Manners
By Mitch Berg
Joe Doakes, no longer of Como Park, emails:
We all know how Minnesota Nice works. Someone invites you to dinner, she’s serving Italian Spaghetti. Everyone in Minnesota knows there’s an unspoken understanding that “Italian Spaghetti” is hamburger, onion, and Ragu from a jar ladled over Creamette spaghetti noodles sprinkled with Kraft Grated Parmesan from the green can. If you get there and the recipe is anything else, Minnesota Nice requires you to Try A Bite To Be Polite and when asked, say something bland like: “Oh, it certainly was Interesting. I’d never have thought of adding raisins, wherever did you get the idea?” Under no circumstances may you demand: “Why the hell are there raisins in it?” as that may offend the hostess which she will immediately tell everyone in town and you’ll never hear the end of it.
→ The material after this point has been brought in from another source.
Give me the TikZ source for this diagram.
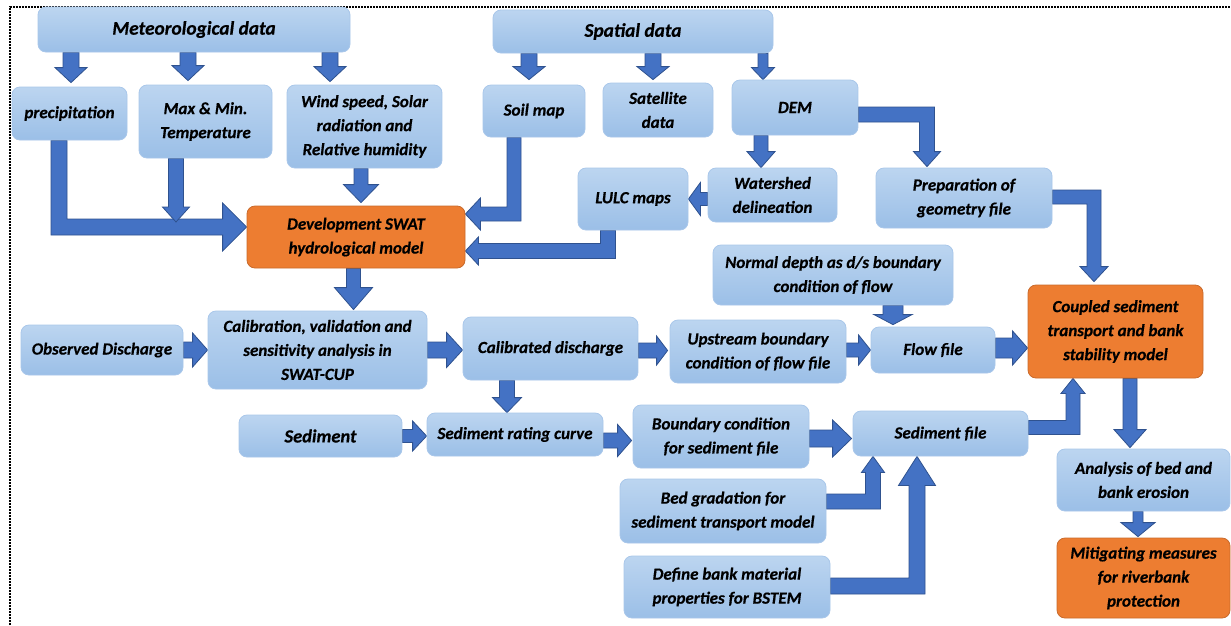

Ah, for the good old days when the only lie we had to acquiesce in, was that the meal was edible. Now we need to pretend to believe whatever mental illness anyone else at the party asserts. That guy claims he is a pregnant woman so he’s about to go on pregnancy leave from work. Isn’t that wonderful? “Well, it certainly is interesting. However did you discover your new gender identity?” That woman is so emotionally unstable that she needs to bring a comfort animal everywhere she goes and the airline won’t allow her alligator on the airplane, can you believe the outrage? “Well, that certainly is interesting. Wherever did you get one?”Which makes me wonder: what if we . . . didn’t? What if we didn’t pretend? What if we responded truthfully: “I don’t like raisins in my spaghetti sauce; in fact, I never heard of anybody who did,” and let the hostess be offended. What if we told the guy: “That’s silly, you’re a man, you can’t get pregnant and besides, Monty Python did it better in Life of Brian.” What if we told the airline woman: “If you’re so crazy you need an alligator to avoid hysterics, I don’t want you OR your alligator on my flight.”
Liberals claim to favor free speech but what they mean is you are free to agree with them. You can agree in word or song, music, poetry, or interpretive dance. But you can’t disagree because they hate that. They say: “Hate speech is not free speech,” but what they mean is: “Your opinion offends me.” Yeah, so? What if the First Amendment guarantees a Right to Offend? What if stix-and-stones is essential to the smooth functioning of an honest society and the Heckler’s Veto is the Devil’s Work tearing it down?
If you’ve got a problem with my opinions, well then, You’ve got a problem. I don’t have a problem. I’m comfortable with my opinions and I’m entitled to express them in law-abiding manner. You are not entitled to suppress them through unlawful behavior, not by yourself and not by proxy. Students on campus, take note.
It’s one thing if polite manners suggest we should not needlessly offend. It’s quite another to criminalize offensive speech, to doxx and de-platform and de-monetize it, and quite the worst thing when government is doing it to political opponents, by phony lawsuit or by pressuring social media. Making the most-easily-offended-person the focal point of an entire society is a recipe for societal collapse into anarchy. We’re well on our way.
Joe Doakes, no longer in Como Park
Its hard to see this as anything but The Swamp killing freedom with a thousand petty little passive-aggressive cuts.





May 16th, 2024 at 12:48 pm
I couldn’t help but laugh as I read this. It reminded me of a passenger on US Airways flight 1549 that landed, safely, on the Hudson River.
Due to the skill of the pilot and first officer, who probably pulled off the greatest illustration of flying since aircraft first took to the air, everyone survived, with only a few minor injuries. The next day, one mamby pamby that got a cut on his nose, filed a suit against the airline for psychological harm. When reporters asked him about the suit, Mr. Ungrateful tearfully whined, “I just want to be made whole”. Had I been there, I probably would’ve punched him.
May 16th, 2024 at 3:47 pm
Dear Joe Doakes,
I have a perfectly wonderful pasta recipe that I have prepared for guests. It calls for a sauce of olive oil, garlic, and golden raisins over either spaghetti or vermicelli. Minnesotans with adventurous palates would love it!
Unfortunately, I think it was originally created by Jeff Smith, the Frugal Gourmet, who was accused of being a pedo.
May 17th, 2024 at 7:40 am
MtkaMoose, that recipe certainly sounds Interesting! I’d like to give it a try.
May 17th, 2024 at 9:39 am
So apparently putting raisins in a dish of “spaghetti” makes one a pedophile? I’ll pass. Even if it’s just being accused, no way. Lawyers are (sorry Joe Doakes) too darned expensive.
I must confess that from time to time, I get myself in trouble being a little bit more honest and (my view) observant than I ought to be, and while I try to be nice about it, the world is getting to a point where even (for example) telling a person “sorry, you’re not fooling anyone with your transition” will get you pilloried. It’s a rough time.